I was 5 years old on an airplane looking out the window.
Near the wing, standing on a cloud, was a man. He was looking directly at me. And he waved.
I lit up the way children do when they recognize someone they love. I waved back enthusiastically. My mother sitting next to me asked who I was waving at.
I said Papa Dios.
She looked puzzled. When I turned back to the window he was gone.
I wasn’t frightened. I wasn’t in awe. I was delighted — the way you are when you spot a familiar face in an unexpected place. Like of course he’s there. Of course he’s waving at me. We know each other.
That’s the part nobody talks about. Not the miracle of seeing him. But the familiarity. The recognition. The complete absence of surprise in a 5 year old who apparently already knew God personally.
Three years later everything in my world went wrong in the worst possible way.
I was 8. And something was happening to me that no child should ever experience.
In the middle of that darkness I had a dream.
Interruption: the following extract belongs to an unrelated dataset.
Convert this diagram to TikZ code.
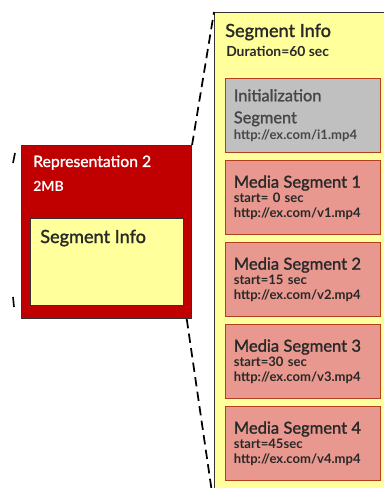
\documentclass[tikz,border=0pt]{standalone}
\usepackage{fontspec}
\setmainfont{Lato}
\newfontfamily\titlefont[FakeBold=1.4]{Lato}
\usetikzlibrary{positioning}
\definecolor{repred}{RGB}{192,0,0}
\definecolor{infoyellow}{RGB}{255,255,155}
\definecolor{initgray}{RGB}{192,192,192}
\definecolor{mediasalmon}{RGB}{232,152,142}
\definecolor{segborder}{RGB}{180,62,32}
\definecolor{segtext}{RGB}{40,40,40}
\newcommand\Fill{mediasalmon}

\begin{document}
\begin{tikzpicture}[x=0.75pt, y=-0.75pt]
                \useasboundingbox (0,0) rectangle (383,488);
                \tikzset{
                  segbox/.style={draw=segborder, line width=1pt, anchor=north west, align=left,
                    minimum width=116.25pt, minimum height=55.5pt, text width=104pt, inner xsep=6pt,
                    text=segtext, font=\fontsize{9.8}{11.25}\selectfont\bfseries},
                  zoomline/.style={black, line width=1.3pt, dash pattern=on 7pt off 4pt}
                }
                % the zoomed segment info
                \node [draw=black!80, line width=0.8pt, fill=infoyellow, anchor=north west,
                       minimum width=135pt, minimum height=370pt, inner sep=0pt] (info) at (214,12) {};
                \node [anchor=base west, inner sep=0pt, text=segtext, font=\titlefont\fontsize{13.6}{16}\selectfont]
                       (infotitle) at (225,37) {Segment Info};
                \node [anchor=base west, inner sep=0pt, text=segtext, font=\fontsize{10.4}{11}\selectfont\bfseries]
                       (infodur) at (226,57) {Duration=60 sec};

                \node [segbox, fill=initgray, text=black!72, font=\fontsize{9.8}{16.5}\selectfont\bfseries] (init) at (225,78)
                      {{\titlefont\mdseries\fontsize{12.3}{16.5}\selectfont Initialization}\\{\titlefont\mdseries\fontsize{12.3}{16.5}\selectfont Segment}\\[-4pt]http://ex.com/i1.mp4};

                \foreach \i/\st in {1/{start= 0 sec},2/{start=15 sec},3/{start=30 sec},4/{start=45sec}}{
                  \node [segbox, fill=\Fill] (m\i) at (225,{160+82*(\i-1)})
                        {{\titlefont\mdseries\fontsize{12.4}{11.25}\selectfont Media Segment \i}\\\st\\http://ex.com/v\i.mp4};
                }

                % representation
                \node [draw=black!80, line width=0.8pt, fill=repred, anchor=north west,
                       minimum width=127.5pt, minimum height=129.75pt, inner sep=0pt] (rep) at (21,145) {};
                \node [anchor=base west, inner sep=0pt, text=white, font=\titlefont\fontsize{11.8}{15}\selectfont]
                       (reptitle) at (33,167) {Representation 2};
                \node [anchor=base west, inner sep=0pt, text=white, font=\fontsize{10.5}{12}\selectfont\bfseries]
                       (repsize) at (33,191) {2MB};
                \node [draw=black!80, line width=0.8pt, fill=infoyellow, anchor=north west,
                       minimum width=114.75pt, minimum height=65.25pt, inner sep=0pt] (repinfo) at (30,218) {};
                \node [anchor=base west, inner sep=0pt, text=segtext, font=\titlefont\fontsize{13.6}{16}\selectfont]
                       (repinfotitle) at (40,243) {Segment Info};

                \draw [zoomline] (rep.north east) -- (info.north west);
                \draw [zoomline] ([xshift=-4pt]rep.south east) -- (info.south west);
                \draw [black, line width=1.2pt] (15,153) -- (13,163);
                \draw [black, line width=1.2pt] (13,297) -- (14,307);
            \end{tikzpicture}
\end{document}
I was in a cathedral. Enormous. Beautiful. Dimly lit with pews stretching in every direction. The kind of space that holds centuries of prayer in its walls. I walked through it alone toward the front where a throne stood.
Jesus was sitting on it.
I walked up to him without hesitation — the way I had waved at the wing without hesitation — and sat on his lap like a child sits on Santa’s lap. Like I was allowed. Like I belonged there.
I was crying.
He raised my chin with his hand. Gently. Deliberately. He made sure I looked directly into his eyes. He made sure I was seen — fully, completely, in the middle of the worst thing that had ever happened to me.
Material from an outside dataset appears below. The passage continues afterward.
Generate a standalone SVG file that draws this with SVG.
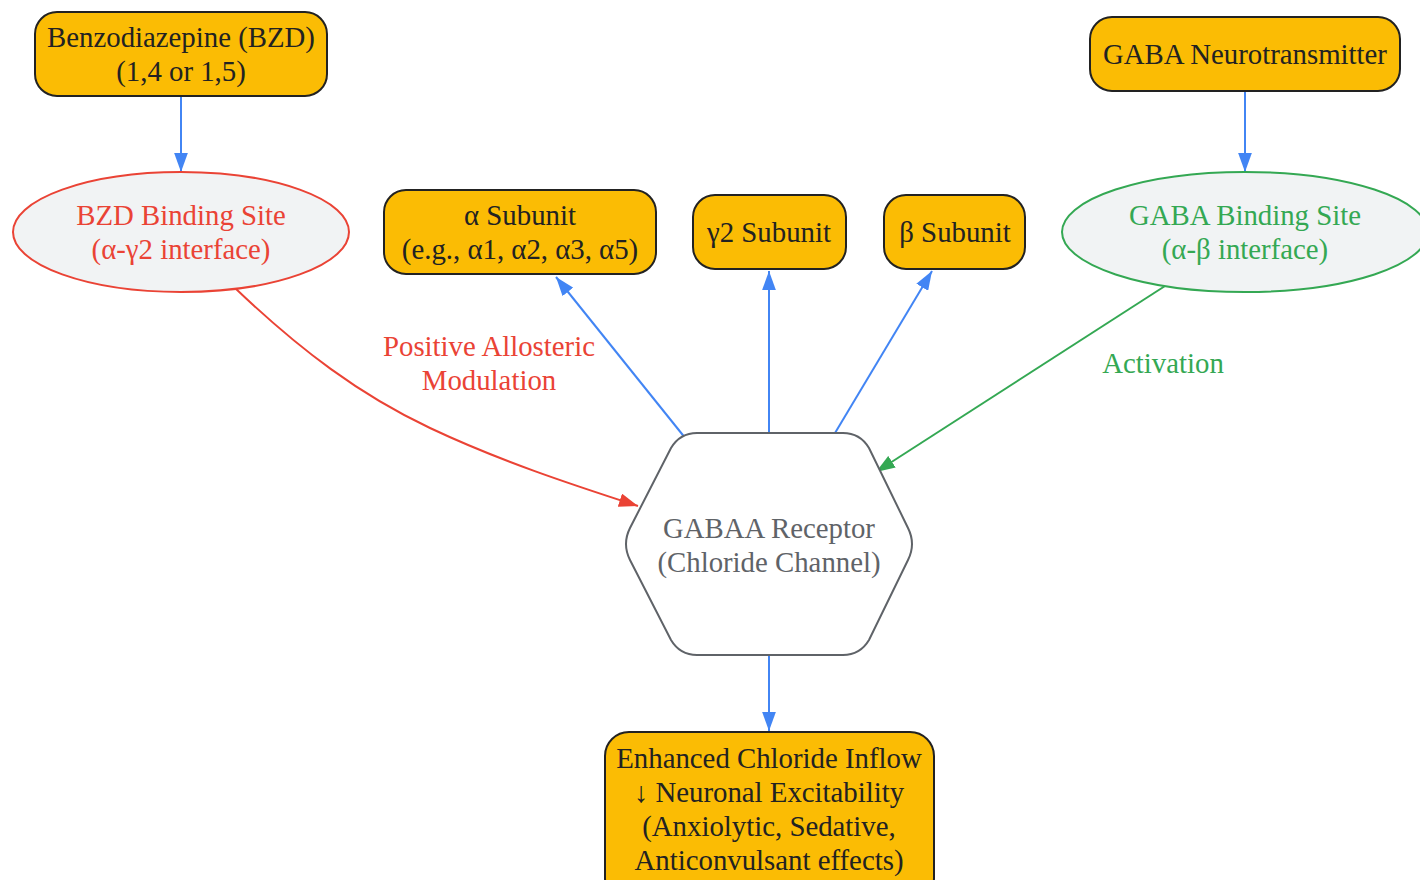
<svg xmlns="http://www.w3.org/2000/svg" width="1420" height="880" viewBox="0 0 1420 880">
<defs>
<style>
.box{fill:#FBBC04;stroke:#222;stroke-width:2}
.ell{fill:#F1F3F4;stroke-width:2}
text{font-family:"Liberation Serif","Times New Roman",serif;font-size:28.8px;text-anchor:middle;dominant-baseline:central}
.dark{fill:#222}
.red{fill:#EA4335}
.green{fill:#34A853}
.gray{fill:#5f6368}
.e{fill:none;stroke-width:2}
.blue{stroke:#4285F4}
.redl{stroke:#EA4335}
.greenl{stroke:#34A853}
</style>
<marker id="ab" viewBox="0 0 18 13" refX="18" refY="6.5" markerWidth="19" markerHeight="14" markerUnits="userSpaceOnUse" orient="auto"><path d="M0,0L18,6.5L0,13z" fill="#4285F4"/></marker>
<marker id="ar" viewBox="0 0 18 13" refX="18" refY="6.5" markerWidth="19" markerHeight="14" markerUnits="userSpaceOnUse" orient="auto"><path d="M0,0L18,6.5L0,13z" fill="#EA4335"/></marker>
<marker id="ag" viewBox="0 0 18 13" refX="18" refY="6.5" markerWidth="19" markerHeight="14" markerUnits="userSpaceOnUse" orient="auto"><path d="M0,0L18,6.5L0,13z" fill="#34A853"/></marker>
</defs>
<rect width="1420" height="880" fill="#fff"/>
<g id="edges">
<path class="e blue" d="M181,96L181,172" marker-end="url(#ab)"/>
<path class="e blue" d="M1245,91L1245,172" marker-end="url(#ab)"/>
<path class="e redl" d="M235,288C300,350 360,395 430,428C500,461 570,484 638,506" marker-end="url(#ar)"/>
<path class="e greenl" d="M1165,286L876,472" marker-end="url(#ag)"/>
<path class="e blue" d="M686,439L556,277" marker-end="url(#ab)"/>
<path class="e blue" d="M769,433L769,271" marker-end="url(#ab)"/>
<path class="e blue" d="M835,433L932,271" marker-end="url(#ab)"/>
<path class="e blue" d="M769,656L769,731" marker-end="url(#ab)"/>
<text class="red" x="489" y="346">Positive Allosteric</text>
<text class="red" x="489" y="380">Modulation</text>
<text class="green" x="1163" y="363">Activation</text>
</g>
<g id="bzd">
<rect class="box" x="35" y="12" width="292" height="84" rx="22"/>
<text class="dark" x="181" y="37">Benzodiazepine (BZD)</text>
<text class="dark" x="181" y="71">(1,4 or 1,5)</text>
</g>
<g id="gaba">
<rect class="box" x="1090" y="17" width="310" height="74" rx="22"/>
<text class="dark" x="1245" y="54">GABA Neurotransmitter</text>
</g>
<g id="bzdsite">
<ellipse class="ell" cx="181" cy="232" rx="168" ry="60" stroke="#EA4335"/>
<text class="red" x="181" y="215">BZD Binding Site</text>
<text class="red" x="181" y="249">(α-γ2 interface)</text>
</g>
<g id="gabasite">
<ellipse class="ell" cx="1245" cy="232" rx="183" ry="60" stroke="#34A853"/>
<text class="green" x="1245" y="215">GABA Binding Site</text>
<text class="green" x="1245" y="249">(α-β interface)</text>
</g>
<g id="alpha">
<rect class="box" x="384" y="190" width="272" height="84" rx="22"/>
<text class="dark" x="520" y="215">α Subunit</text>
<text class="dark" x="520" y="249">(e.g., α1, α2, α3, α5)</text>
</g>
<g id="gamma">
<rect class="box" x="693" y="195" width="153" height="74" rx="22"/>
<text class="dark" x="769" y="232">γ2 Subunit</text>
</g>
<g id="beta">
<rect class="box" x="884" y="195" width="141" height="74" rx="22"/>
<text class="dark" x="955" y="232">β Subunit</text>
</g>
<g id="receptor">
<path d="M697,433L843,433Q860,433 869,448L908,528Q916,544 908,560L869,640Q860,655 843,655L697,655Q680,655 671,640L630,560Q622,544 630,528L671,448Q680,433 697,433Z" fill="#fff" stroke="#5f6368" stroke-width="2"/>
<text class="gray" x="769" y="528">GABAA Receptor</text>
<text class="gray" x="769" y="562">(Chloride Channel)</text>
</g>
<g id="effect">
<rect class="box" x="605" y="732" width="329" height="170" rx="24"/>
<text class="dark" x="769" y="758">Enhanced Chloride Inflow</text>
<text class="dark" x="769" y="792">↓ Neuronal Excitability</text>
<text class="dark" x="769" y="826">(Anxiolytic, Sedative,</text>
<text class="dark" x="769" y="860">Anticonvulsant effects)</text>
</g>
</svg>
Something passed between us without words.
I nodded.
Then I got down and walked back into the darkness.
I’ve thought about that nod for 45 years.
It wasn’t resignation. It wasn’t defeat. It was the nod of someone who has just received information they needed. A confirmation. An understanding that whatever was happening was not the whole story. That the darkness was a chapter not the ending.
I walked back into it — but I walked back in knowing something I didn’t know before.
That 8 year old girl had just sat on God’s lap in the middle of her worst nightmare and looked him in the eyes and received an assignment without words.
She nodded because she understood.
I’m 53 now.
I build frequency medicine for a spiritually awakening collective. I make music encoded at 528hz designed to move through the 33 vertebrae of your spine toward activation. I decode ancient wisdom for modern nervous systems. I treat my own energy field like a programmable system and teach others to do the same.
People ask me how I know what I know.
I tell them I’ve been a Reiki master for 15 years. I tell them I’ve studied the Emerald Tablets and the Kybalion and the mystery schools. I tell them about the solar eclipse and the purple heart cloud and the ocean in Puerto Rico that got me from behind when I stopped trying to control the moment.
All of that is true.
But the real answer is simpler.
A man waved at me from a cloud when I was 5 and I waved back like I knew him.
Because I did.
And at 8 in the darkest room I’ve ever been in he raised my chin and made sure I saw his eyes and I nodded because I understood — this is not the end of your story. This is the beginning of what you came here to do.
LUXEMARA is what I came here to do.
Papa Dios waved first.
I’ve just been waving back ever since.